Thursday, October 17, 2013


For the past few weeks I have been away from my novel.  This is not laziness; this is how novels are made.  You send a draft off, and you put the novel Away.  If you read it, pick at it, worry over it, you'll never see it fresh, and without seeing it fresh you can't evaluate it properly, and if you can't evaluate it, you can't make it better.

Now, there was really nothing stopping me from immediately starting work on another novel while the one I was working on rested, but my excuses were these: 1) the next novel will either be a sequel to this one, or what I'm calling my "Egypt book."  (I never have proper titles until the very end, because I suck at titles.  Once one of my novels had its title changed post-production on the advice of the sales department.  I'm not kidding.  It was a good change, too.) 2) I can't work on the sequel to this novel (either the "Ada book" or the "England book" depending on whether you're talking to me or my editor) until I know how this novel ends (I tried that once and it really didn't work).  3) I can't work on the "Egypt book" until I've finished the research for it, or at least gotten farther than I have (this may be a spurious reason).  4) I can't work on the "Egypt book" because it takes place in England/Egypt in the 1920s and the "England book" takes place in England during WWII, and those two settings are simultaneously too close and too different for me to hold in my head at once.
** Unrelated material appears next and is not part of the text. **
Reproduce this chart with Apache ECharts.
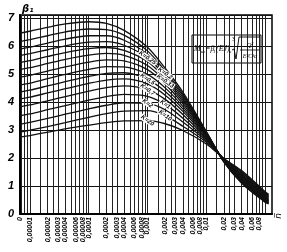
<!DOCTYPE html>
<html>
<head>
<meta charset="utf-8">
<script src="https://cdn.jsdelivr.net/npm/echarts@6/dist/echarts.min.js"></script>
<style>html,body{margin:0;padding:0;background:#fff}#main{width:287px;height:252px}</style>
</head>
<body>
<div id="main"></div>
<script>
// abscissa n (log scale), the left edge stands for 0
var xs = [6.77e-6, 1e-5, 2e-5, 4e-5, 1e-4, 2e-4, 4e-4, 1e-3, 2e-3, 4e-3, 1e-2, 2e-2, 4e-2, 1e-1, 0.115];

// beta1 curves, one per K
var b01  = [6.45, 6.52, 6.66, 6.78, 6.86, 6.8, 6.55, 5.95, 5.2, 4.35, 2.95, 1.85, 1.1, 0.42, 0.36];
var b015 = [6.15, 6.22, 6.36, 6.5, 6.6, 6.58, 6.38, 5.82, 5.1, 4.28, 2.93, 1.86, 1.13, 0.45, 0.38];
var b02  = [5.88, 5.95, 6.1, 6.24, 6.36, 6.36, 6.2, 5.7, 5.02, 4.22, 2.91, 1.87, 1.16, 0.47, 0.4];
var b025 = [5.65, 5.72, 5.86, 6.0, 6.13, 6.15, 6.02, 5.57, 4.93, 4.15, 2.89, 1.88, 1.19, 0.5, 0.42];
var b03  = [5.4, 5.47, 5.62, 5.76, 5.9, 5.94, 5.84, 5.44, 4.84, 4.08, 2.87, 1.89, 1.22, 0.52, 0.44];
var b033 = [5.15, 5.22, 5.37, 5.52, 5.67, 5.73, 5.66, 5.3, 4.74, 4.01, 2.85, 1.9, 1.25, 0.55, 0.46];
var b04  = [4.88, 4.95, 5.1, 5.25, 5.42, 5.5, 5.46, 5.15, 4.63, 3.93, 2.83, 1.91, 1.28, 0.57, 0.48];
var b045 = [4.6, 4.67, 4.83, 4.98, 5.16, 5.26, 5.25, 4.98, 4.5, 3.84, 2.8, 1.92, 1.31, 0.6, 0.5];
var b05  = [4.35, 4.42, 4.57, 4.72, 4.91, 5.02, 5.04, 4.81, 4.37, 3.75, 2.77, 1.93, 1.34, 0.62, 0.53];
var b06  = [4.1, 4.17, 4.32, 4.47, 4.66, 4.78, 4.82, 4.64, 4.24, 3.66, 2.74, 1.94, 1.37, 0.65, 0.56];
var b07  = [3.82, 3.89, 4.04, 4.19, 4.38, 4.51, 4.57, 4.44, 4.09, 3.55, 2.7, 1.95, 1.4, 0.68, 0.59];
var b1   = [3.5, 3.57, 3.72, 3.87, 4.06, 4.19, 4.27, 4.2, 3.91, 3.42, 2.66, 1.96, 1.44, 0.71, 0.62];
var b2   = [3.2, 3.27, 3.41, 3.56, 3.75, 3.88, 3.97, 3.95, 3.72, 3.28, 2.61, 1.97, 1.48, 0.74, 0.65];
var b10  = [2.92, 2.99, 3.12, 3.26, 3.45, 3.58, 3.67, 3.69, 3.51, 3.13, 2.56, 1.97, 1.51, 0.77, 0.67];
var b20  = [2.75, 2.8, 2.92, 3.04, 3.17, 3.26, 3.32, 3.33, 3.22, 2.98, 2.5, 1.98, 1.55, 0.8, 0.7];

// curve captions (empty = no caption) and the point of the curve they sit on
var curveVals = [b01, b015, b02, b025, b03, b033, b04, b045, b05, b06, b07, b1, b2, b10, b20];
var curveTags = ['', '', '0,2', '0,25', '', '0,33', '', '', '0,5', '', '0,7', '1', '2', '10', '20'];
var tagAt     = [0, 0, 8, 7, 0, 8, 0, 0, 7, 0, 7, 8, 7, 8, 7];

// tick labels
var tickVals = [6.77e-6, 1e-5, 2e-5, 3e-5, 4e-5, 6e-5, 8e-5, 1e-4, 2e-4, 3e-4, 4e-4, 6e-4, 8e-4,
  1e-3, 2e-3, 3e-3, 4e-3, 6e-3, 8e-3, 1e-2, 2e-2, 3e-2, 4e-2, 6e-2, 8e-2, 0.1];
var tickText = ['0', '0,00001', '0,00002', '0,00003', '0,00004', '0,00006', '0,00008', '0,0001',
  '0,0002', '0,0003', '0,0004', '0,0006', '0,0008', '0,001', '0,002', '0,003', '0,004', '0,006',
  '0,008', '0,01', '0,02', '0,03', '0,04', '0,06', '0,08', '0,1'];

// vertical grid lines
var gridVals = [7e-6, 8e-6, 9e-6];
[1e-5, 1e-4, 1e-3, 1e-2].forEach(function (d) {
  [1, 1.5, 2, 2.5, 3, 4, 5, 6, 7, 8, 9].forEach(function (m) { gridVals.push(m * d); });
});
gridVals.push(0.1);

var myChart = echarts.init(document.getElementById('main'));

var series = curveVals.map(function (v, i) {
  var s = {
    type: 'line',
    smooth: 0.3,
    showSymbol: false,
    silent: true,
    lineStyle: { color: '#111', width: 1.3 },
    data: xs.map(function (x, j) { return [x, v[j]]; })
  };
  if (curveTags[i]) {
    var j = tagAt[i];
    s.markPoint = {
      symbol: 'rect', symbolSize: 1,
      itemStyle: { color: 'rgba(0,0,0,0)' },
      data: [{ coord: [xs[j], v[j]] }],
      label: {
        show: true, position: 'inside', rotate: -35,
        formatter: 'K\u0305=' + curveTags[i],
        fontSize: 6, fontStyle: 'italic', fontWeight: 'bold', color: '#000',
        fontFamily: 'Liberation Sans', backgroundColor: '#fff', padding: [0, 1]
      }
    };
  }
  return s;
});

option = {
  animation: false,
  backgroundColor: '#fff',
  grid: { left: 20, right: 15, top: 15, bottom: 38, show: true, borderColor: '#000', borderWidth: 1.5 },
  xAxis: {
    type: 'log', logBase: 10, min: 6.77e-6, max: 0.1315,
    axisLine: { show: true, lineStyle: { color: '#000', width: 2 } },
    axisTick: { show: false, customValues: gridVals },
    splitLine: { show: true, lineStyle: { color: '#222', width: 1 } },
    axisLabel: {
      customValues: tickVals, rotate: 90, margin: 3,
      fontSize: 7, fontStyle: 'italic', fontWeight: 'bold', color: '#000', fontFamily: 'Liberation Sans',
      formatter: function (val) {
        var best = 0, bd = 1e9;
        tickVals.forEach(function (t, k) {
          var d = Math.abs(Math.log(t) - Math.log(val));
          if (d < bd) { bd = d; best = k; }
        });
        return tickText[best];
      }
    }
  },
  yAxis: {
    type: 'value', min: 0, max: 7.1, interval: 1,
    axisLine: { show: true, lineStyle: { color: '#000', width: 2 } },
    axisTick: { show: false },
    splitLine: { show: true, lineStyle: { color: '#111', width: 1.2 } },
    axisLabel: {
      margin: 6, fontSize: 11, fontStyle: 'italic', fontWeight: 'bold', color: '#000', fontFamily: 'Liberation Sans',
      formatter: function (v) { return v > 7 ? '' : v; }
    }
  },
  series: series,
  graphic: [
    { type: 'text', left: 22, top: 4, style: { text: '\u03b2\u2081', fontSize: 10, fontStyle: 'italic', fontWeight: 'bold', fill: '#000', fontFamily: 'DejaVu Sans' } },
    { type: 'text', x: 279, y: 216, rotation: Math.PI / 2, style: { text: 'n\u0305', fontSize: 9, fontStyle: 'italic', fill: '#000', fontFamily: 'DejaVu Sans', align: 'center', verticalAlign: 'middle' } },
    { type: 'rect', shape: { x: 192, y: 35, width: 69, height: 28 }, style: { fill: '#fff', stroke: '#000', lineWidth: 1 } },
    { type: 'text', x: 194, y: 49, z: 10, style: { text: 'M', fontSize: 8, fontStyle: 'italic', fill: '#000', fontFamily: 'Liberation Serif', verticalAlign: 'middle' } },
    { type: 'text', x: 201, y: 52, z: 10, style: { text: '\u0448', fontSize: 5, fontStyle: 'italic', fill: '#000', fontFamily: 'Liberation Serif', verticalAlign: 'middle' } },
    { type: 'text', x: 205, y: 49, z: 10, style: { text: '=\u03b2', fontSize: 8, fontStyle: 'italic', fill: '#000', fontFamily: 'Liberation Serif', verticalAlign: 'middle' } },
    { type: 'text', x: 213, y: 52, z: 10, style: { text: '1', fontSize: 5, fontStyle: 'italic', fill: '#000', fontFamily: 'Liberation Serif', verticalAlign: 'middle' } },
    { type: 'text', x: 216, y: 49, z: 10, style: { text: '(EJ)', fontSize: 8, fontStyle: 'italic', fill: '#000', fontFamily: 'Liberation Serif', verticalAlign: 'middle' } },
    { type: 'text', x: 229, y: 52, z: 10, style: { text: '\u043a', fontSize: 5, fontStyle: 'italic', fill: '#000', fontFamily: 'Liberation Serif', verticalAlign: 'middle' } },
    { type: 'polyline', z: 10, shape: { points: [[232, 50], [234, 49], [236, 59], [239, 37], [260, 37]] }, style: { stroke: '#000', lineWidth: 0.9, fill: null } },
    { type: 'text', x: 232, y: 40, z: 10, style: { text: '3', fontSize: 5.5, fill: '#000', fontFamily: 'Liberation Serif', verticalAlign: 'middle' } },
    { type: 'line', z: 10, shape: { x1: 240, y1: 50, x2: 259, y2: 50 }, style: { stroke: '#000', lineWidth: 0.8 } },
    { type: 'text', x: 250, y: 45, z: 10, style: { text: 'Q\u00b2', fontSize: 6.5, fontStyle: 'italic', fill: '#000', fontFamily: 'Liberation Serif', align: 'center', verticalAlign: 'middle' } },
    { type: 'text', x: 250, y: 56, z: 10, style: { text: 'E\u00b2C\u00b2\u03b1', fontSize: 6, fontStyle: 'italic', fill: '#000', fontFamily: 'Liberation Serif', align: 'center', verticalAlign: 'middle' } }
  ]
};

myChart.setOption(option);
</script>
</body>
</html>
4) is the real reason for not working on the Egypt book.  I have found I can easily go back and forth between, say, The Appalachian Trail during the present day, and WWII France.  I can also shuttle between present time/anonymous American place, and France during the age of Marie Antoinette.  Those are seismic shifts.  You won't muddle the details.  But English society changed a lot in the 17 years between my Egypt book and my England book; the changes are important, yet relatively subtle, and I struggle to hold them in my head at the same time.

That, and I liked having a few weeks off.

What I liked even better, however, was my super-wonderful editor's fast and wholly lovely response to this draft.  She started her email out WOW.  It's hard to imagine a better opening word than WOW.  Even if she had gone on to make a lot of big change suggestions (a favorite of mine, from another novel, was her casual, "I'm not sure first person is the best voice for this.  Let's try it in third."), which she didn't, I'd still be pretty tickled about WOW.

Anne Lamott is a writer I mostly adore, but she does one thing that makes me crazy:  she repeats, ad infinitum, that writers need to cut half the words from their first draft to their second.  I'm sure this is how Anne works, and judging by the results, it's a good system for her.  It is not how I work, not at all.  I add scenes throughout, over and over, layering the story so that each draft gets longer and more complex.  You'd be surprised by what I lever into my manuscripts, if I ever let you see them at their raw, just-hatched stage.

So I'm off to get down to my real work.  I leave you with this line from Kevin Henke's classic Lily's Purple Plastic Purse:  "Wow.  That was just about all [s]he could say.  WOW."